ImageI speak for a living. The words I say are the means by which God chooses to provide for my family. I have a job that every word I say is scrutinized. Those that match the written word that I am supposed to be following are accepted. Those that do not are rejected. It’s a simple as that. In this job, I also have the ability to completely erase the times where I misspeak, get frustrated, or stumble over what I’m reading.

You might have been following along until that last part. “What do you mean you can erase your flubs and frustration? That’s just not possible — especially for a pastor.”

It is possible, but I’m not speaking about serving as a pastor in the local church. I actually have a second job as providing voice-overs for a company that provides online training and certification for the oil and gas industry among others. This job is simple. They send me a script. I record myself reading the script. I send the audio files back to them. They pay me per word. Gloriously simple (and a major display of God’s provision for our family).

Every single time I record an assignment, I mess up — a lot. But no one ever hears it. I get to simply highlight my errors and click the “delete” button. Just like that my verbal failings are obliterated without a trace. No harm, no foul. Every single time I annihilate those flawed words, I think, “I wish I could do this in real life.”

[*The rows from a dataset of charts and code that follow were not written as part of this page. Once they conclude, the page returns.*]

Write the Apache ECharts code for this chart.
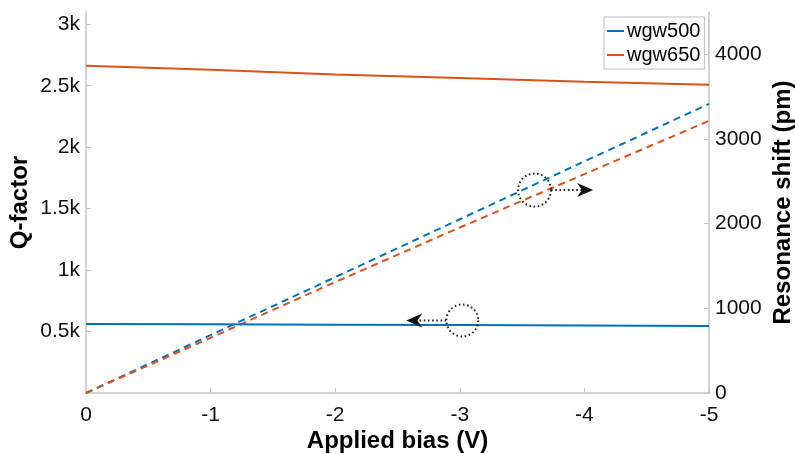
<!DOCTYPE html>
<html>
<head>
<meta charset="utf-8">
<script src="https://cdn.jsdelivr.net/npm/echarts@6/dist/echarts.min.js"></script>
<style>
  html, body { margin: 0; padding: 0; background: #ffffff; }
  #chart { width: 795px; height: 454px; }
</style>
</head>
<body>
<div id="chart"></div>
<script>
// Applied bias (V), from 0 V down to -5 V
const bias = [0, -1, -2, -3, -4, -5];

// Q-factor (left axis)
const qWgw500 = [562, 559, 556, 553, 549, 546];
const qWgw650 = [2663, 2630, 2592, 2562, 2533, 2508];

// Resonance shift in pm (right axis)
const shiftWgw500 = [0, 684, 1368, 2052, 2736, 3415];
const shiftWgw650 = [0, 652, 1310, 1955, 2585, 3215];

// Axis ticks
const qTicks = [500, 1000, 1500, 2000, 2500, 3000];
const shiftTicks = [0, 1000, 2000, 3000, 4000];
const biasTicks = [0, -1, -2, -3, -4, -5];

const seriesNames = ['wgw500', 'wgw650'];
const colors = ['#0072BD', '#D95319'];

const FONT = '"Liberation Sans", Arial, Helvetica, sans-serif';
const AXIS_GRAY = '#c4c4c4';

function pairs(xs, ys) {
  return xs.map((x, i) => [x, ys[i]]);
}

const chart = echarts.init(document.getElementById('chart'), null, { renderer: 'canvas' });

const axisLabelBase = { color: '#111111', fontSize: 21, fontFamily: FONT };
const axisNameBase = { color: '#000000', fontSize: 24, fontWeight: 'bold', fontFamily: FONT };

chart.setOption({
  animation: false,
  backgroundColor: '#ffffff',
  grid: { left: 86, right: 86, top: 12, bottom: 61, containLabel: false, outerBoundsMode: 'none' },
  legend: {
    data: seriesNames,
    orient: 'vertical',
    left: 604,
    top: 17,
    padding: [4, 4, 4, 3],
    itemGap: 4,
    itemWidth: 17,
    itemHeight: 2,
    icon: 'rect',
    borderColor: '#bdbdbd',
    borderWidth: 1,
    backgroundColor: '#ffffff',
    textStyle: { color: '#000000', fontSize: 20, fontFamily: FONT, padding: [0, 0, 0, -2] }
  },
  xAxis: {
    type: 'value',
    inverse: true,
    min: -5,
    max: 0,
    interval: 1,
    name: 'Applied bias (V)',
    nameLocation: 'middle',
    nameGap: 36,
    nameMoveOverlap: false,
    nameTextStyle: axisNameBase,
    axisLine: { show: true, onZero: false, lineStyle: { color: AXIS_GRAY, width: 1.5 } },
    axisTick: { show: true, inside: true, length: 5, lineStyle: { color: AXIS_GRAY }, customValues: biasTicks },
    axisLabel: Object.assign({ margin: 12, customValues: biasTicks, formatter: v => String(v) }, axisLabelBase),
    splitLine: { show: false }
  },
  yAxis: [
    {
      type: 'value',
      position: 'left',
      min: 0,
      max: 3100,
      name: 'Q-factor',
      nameLocation: 'middle',
      nameGap: 54,
      nameMoveOverlap: false,
      nameTextStyle: axisNameBase,
      axisLine: { show: true, onZero: false, lineStyle: { color: AXIS_GRAY, width: 1.5 } },
      axisTick: { show: true, inside: true, length: 5, lineStyle: { color: AXIS_GRAY }, customValues: qTicks },
      axisLabel: Object.assign({
        margin: 6,
        customValues: qTicks,
        formatter: v => (v / 1000) + 'k'
      }, axisLabelBase),
      splitLine: { show: false }
    },
    {
      type: 'value',
      position: 'right',
      min: 0,
      max: 4500,
      name: 'Resonance shift (pm)',
      nameLocation: 'middle',
      nameGap: 62,
      nameMoveOverlap: false,
      nameTextStyle: axisNameBase,
      axisLine: { show: true, onZero: false, lineStyle: { color: AXIS_GRAY, width: 1.5 } },
      axisTick: { show: true, inside: true, length: 5, lineStyle: { color: AXIS_GRAY }, customValues: shiftTicks },
      axisLabel: Object.assign({ margin: 6, customValues: shiftTicks, formatter: v => String(v) }, axisLabelBase),
      splitLine: { show: false }
    }
  ],
  series: [
    {
      name: seriesNames[0], type: 'line', yAxisIndex: 0, showSymbol: false, symbol: 'none',
      data: pairs(bias, qWgw500), color: colors[0],
      lineStyle: { color: colors[0], width: 2 }, z: 3
    },
    {
      name: seriesNames[1], type: 'line', yAxisIndex: 0, showSymbol: false, symbol: 'none',
      data: pairs(bias, qWgw650), color: colors[1],
      lineStyle: { color: colors[1], width: 2 }, z: 3
    },
    {
      name: seriesNames[0] + ' shift', type: 'line', yAxisIndex: 1, showSymbol: false, symbol: 'none',
      data: pairs(bias, shiftWgw500), color: colors[0],
      lineStyle: { color: colors[0], width: 2, type: [7, 5] }, z: 2
    },
    {
      name: seriesNames[1] + ' shift', type: 'line', yAxisIndex: 1, showSymbol: false, symbol: 'none',
      data: pairs(bias, shiftWgw650), color: colors[1],
      lineStyle: { color: colors[1], width: 2, type: [7, 5] }, z: 2
    }
  ]
});

// Dotted circle + arrow pointing to the axis a set of curves belongs to
function axisPointer(center, tipX, yAxisIndex, radius) {
  const c = chart.convertToPixel({ xAxisIndex: 0, yAxisIndex: yAxisIndex }, center);
  const tip = chart.convertToPixel({ xAxisIndex: 0, yAxisIndex: yAxisIndex }, [tipX, center[1]]);
  const dir = Math.sign(tip[0] - c[0]);
  const start = c[0] + dir * radius;
  const headLen = 16, headHalf = 7;
  const dotted = { stroke: '#222222', lineWidth: 2, lineDash: [1.6, 2.6], fill: null };
  return [
    { type: 'circle', shape: { cx: c[0], cy: c[1], r: radius }, style: dotted, z: 10 },
    { type: 'line', shape: { x1: start, y1: c[1], x2: tip[0] - dir * headLen * 0.7, y2: c[1] }, style: dotted, z: 10 },
    {
      type: 'polygon',
      shape: { points: [
        [tip[0], c[1]],
        [tip[0] - dir * headLen, c[1] - headHalf],
        [tip[0] - dir * headLen * 0.7, c[1]],
        [tip[0] - dir * headLen, c[1] + headHalf]
      ] },
      style: { fill: '#111111', stroke: null },
      z: 10
    }
  ];
}

chart.setOption({
  graphic: [].concat(
    axisPointer([-3.02, 590], -2.57, 0, 16),
    axisPointer([-3.60, 2397], -4.07, 1, 16.5)
  )
});
</script>
</body>
</html>
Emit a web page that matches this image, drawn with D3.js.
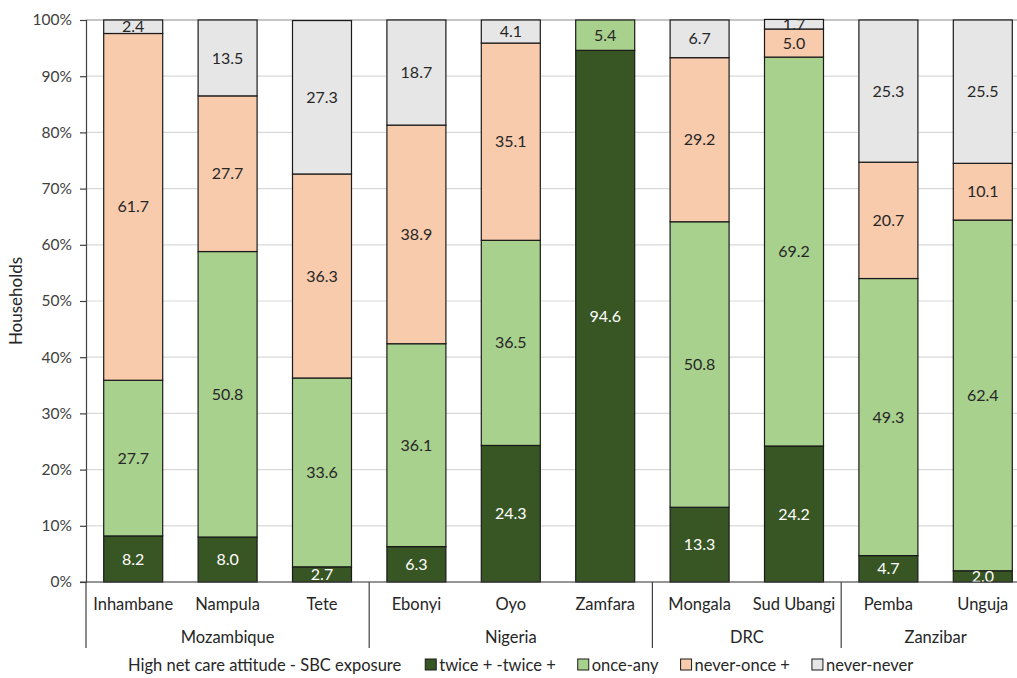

Wouldn’t it be great if we could simply delete those times when we snapped at our spouse or yelled at the kids or made some condescending comment about our neighbor? Alas, that is not possible. We cannot immediately and instantaneously unsay the words that sometimes so carelessly fly out of our mouths. But we can, over the course of time, erase them.

I cannot Jedi mind trick my wife into forgetting that I was a jerk to her. I cannot wipe my son’s mind clean like I’m some kind of MIB agent. However, I can, through the help of the Holy Spirit working in me and them, heal those wounds by intentionally fighting to use gracious speech toward them. I can choose to use gentle words that are point people toward’s God’s truth and grace rather than my cynicism or wrath. Rather than adopting a “Get Over It” attitude toward those I’ve hurt, I can pray for and seek diligently for opportunities to love them better than I have in the past. I can choose to bless those whom I have previously, and sometimes persistently, cursed.

Don’t get me wrong. There is a prominent place to boldly speak the truth of God’s Word, but it must be done with grace. Plus, let’s face it. Most of the times we injure people with our words, it has nothing to do with God and everything to do with our sinful hearts.

There is no “delete” button for our words, but there is the overflowing, reconciling grace of God that can set you free from burning down people’s lives with your words and heal those who have been charred by your speech.